Re: [PATCH] x86: remove wrong -1 in calling init_memory_mapping

From: Ingo Molnar
Date: Tue Oct 28 2008 - 04:43:31 EST



* Yinghai Lu <yinghai@xxxxxxxxxx> wrote:

> From: Shaohua Li <shaohua.li@xxxxxxxxx>
>
> impact: make memory hot plug got last page mapped.
>
> Shuahua Li found:
> Round up address to a page, otherwise the last page isn't mapped.
>
> No, I just did some experiments on a desktop for memory hotplug and this bug
> triggered a crash in my test.
> Yinghai's suggestion also fixed the bug. I just want to have safer method. Anyway, either approach is ok to me.
>
> So acctually we don't need to round it.
> just remove that extra -1
>
> Signed-off-by: Yinghai <yinghai@xxxxxxxxxx>

applied to tip/x86/urgent, thanks guys!

Note, i changed the "Impact:" line.
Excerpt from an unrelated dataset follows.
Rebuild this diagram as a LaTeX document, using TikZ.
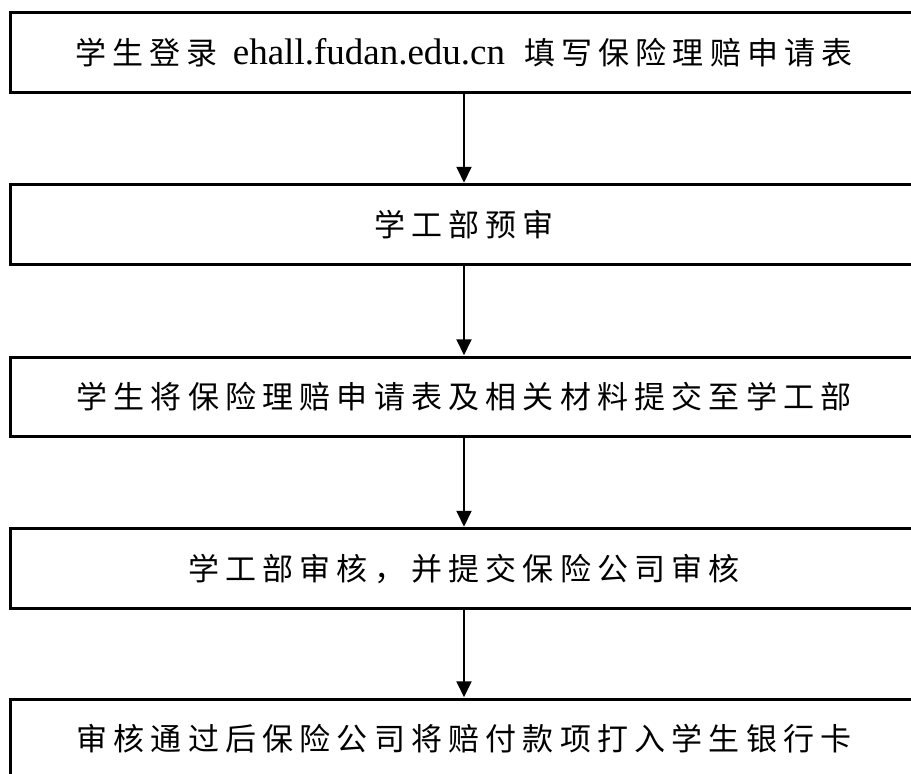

We try to use it to provide a
single-line description of what practical impact a patch has. For
example if it's a bugfix, we try to describe what type of bug effect
it fixes. If it's a cleanup, we mark it as a cleanup. If it introduces
a new feature or changes existing behavior to improve the code, we
describe that.

There's no hard rules, so here are a few common examples:

Impact: fix crash with memory hotplug
Impact: cleanup
Impact: fix bootup crash on certain types of hardware
Impact: improve printk output
Impact: add (default-off) debug feature
Impact: make the implementation faster
Impact: cleanup (no object code changed)
Impact: change the implementation to be more robust
Impact: fix bootup hang on certain systems
Impact: add new system call
Impact: enable hardware feature and make use of it
Impact: fix rare crash under high DB load

etc. etc.

"Wrong" impact lines are the ones which just describe the change
itself, not the general impact:

Impact: add +1 to condition
Impact: change foo() to call bar() as well
Impact: flush the TLB when tearing down a mapping
Impact: check for NULL

these are less useful because they just duplicate the information
already available in the patch itself.